Task to carry out —
From the first line of the data below through the line holding "y_end = 25 * FRAME_H / AXIS_PX", output each line exactly and leave the pictures out.

Supplied data —
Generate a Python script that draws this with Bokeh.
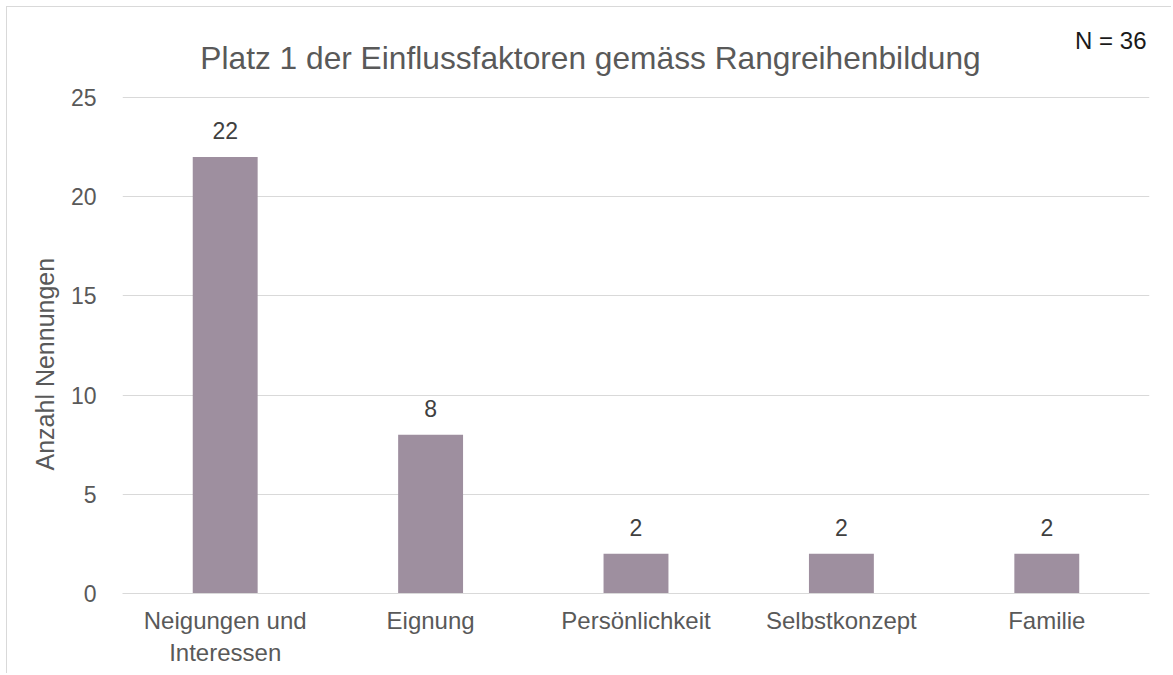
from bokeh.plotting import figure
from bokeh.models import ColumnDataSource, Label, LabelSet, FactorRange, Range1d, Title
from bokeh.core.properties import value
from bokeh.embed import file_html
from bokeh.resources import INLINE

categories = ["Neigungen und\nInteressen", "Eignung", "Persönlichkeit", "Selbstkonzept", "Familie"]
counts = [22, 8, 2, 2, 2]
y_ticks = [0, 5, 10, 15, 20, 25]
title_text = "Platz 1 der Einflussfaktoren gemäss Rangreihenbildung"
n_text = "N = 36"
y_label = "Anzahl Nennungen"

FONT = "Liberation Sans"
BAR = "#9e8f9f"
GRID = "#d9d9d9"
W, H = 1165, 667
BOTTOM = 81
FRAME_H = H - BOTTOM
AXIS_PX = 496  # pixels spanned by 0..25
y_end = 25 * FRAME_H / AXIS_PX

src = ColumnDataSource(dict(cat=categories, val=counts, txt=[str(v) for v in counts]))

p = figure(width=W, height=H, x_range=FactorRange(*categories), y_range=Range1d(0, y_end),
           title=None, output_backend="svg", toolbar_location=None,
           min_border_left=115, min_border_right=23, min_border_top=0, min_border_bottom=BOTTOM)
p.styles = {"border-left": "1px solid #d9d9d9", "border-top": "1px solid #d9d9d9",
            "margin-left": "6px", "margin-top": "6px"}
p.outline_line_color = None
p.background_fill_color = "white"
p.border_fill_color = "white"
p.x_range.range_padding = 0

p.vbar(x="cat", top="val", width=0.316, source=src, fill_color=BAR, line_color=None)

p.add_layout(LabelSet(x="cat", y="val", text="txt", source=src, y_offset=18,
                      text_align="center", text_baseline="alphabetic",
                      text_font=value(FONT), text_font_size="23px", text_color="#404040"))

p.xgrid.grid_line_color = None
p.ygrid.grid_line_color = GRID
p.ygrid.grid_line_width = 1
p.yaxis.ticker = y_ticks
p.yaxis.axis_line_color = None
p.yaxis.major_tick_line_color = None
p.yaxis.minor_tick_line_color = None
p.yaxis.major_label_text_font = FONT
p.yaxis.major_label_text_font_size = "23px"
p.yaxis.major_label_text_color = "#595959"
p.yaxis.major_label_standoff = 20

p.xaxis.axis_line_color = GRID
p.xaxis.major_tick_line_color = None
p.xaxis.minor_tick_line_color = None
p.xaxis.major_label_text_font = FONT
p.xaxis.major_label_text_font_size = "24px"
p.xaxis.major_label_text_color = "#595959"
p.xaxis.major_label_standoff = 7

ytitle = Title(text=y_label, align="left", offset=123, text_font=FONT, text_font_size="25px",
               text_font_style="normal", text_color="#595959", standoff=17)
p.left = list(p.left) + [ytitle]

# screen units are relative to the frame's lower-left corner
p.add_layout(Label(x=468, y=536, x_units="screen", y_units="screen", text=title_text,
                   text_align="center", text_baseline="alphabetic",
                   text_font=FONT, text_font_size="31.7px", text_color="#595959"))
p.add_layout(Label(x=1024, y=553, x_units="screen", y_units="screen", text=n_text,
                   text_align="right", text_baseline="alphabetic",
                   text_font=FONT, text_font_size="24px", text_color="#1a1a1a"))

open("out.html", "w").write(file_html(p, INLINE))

Solution for this exercise —
Generate a Python script that draws this with Bokeh.
from bokeh.plotting import figure
from bokeh.models import ColumnDataSource, Label, LabelSet, FactorRange, Range1d, Title
from bokeh.core.properties import value
from bokeh.embed import file_html
from bokeh.resources import INLINE

categories = ["Neigungen und\nInteressen", "Eignung", "Persönlichkeit", "Selbstkonzept", "Familie"]
counts = [22, 8, 2, 2, 2]
y_ticks = [0, 5, 10, 15, 20, 25]
title_text = "Platz 1 der Einflussfaktoren gemäss Rangreihenbildung"
n_text = "N = 36"
y_label = "Anzahl Nennungen"

FONT = "Liberation Sans"
BAR = "#9e8f9f"
GRID = "#d9d9d9"
W, H = 1165, 667
BOTTOM = 81
FRAME_H = H - BOTTOM
AXIS_PX = 496  # pixels spanned by 0..25
y_end = 25 * FRAME_H / AXIS_PX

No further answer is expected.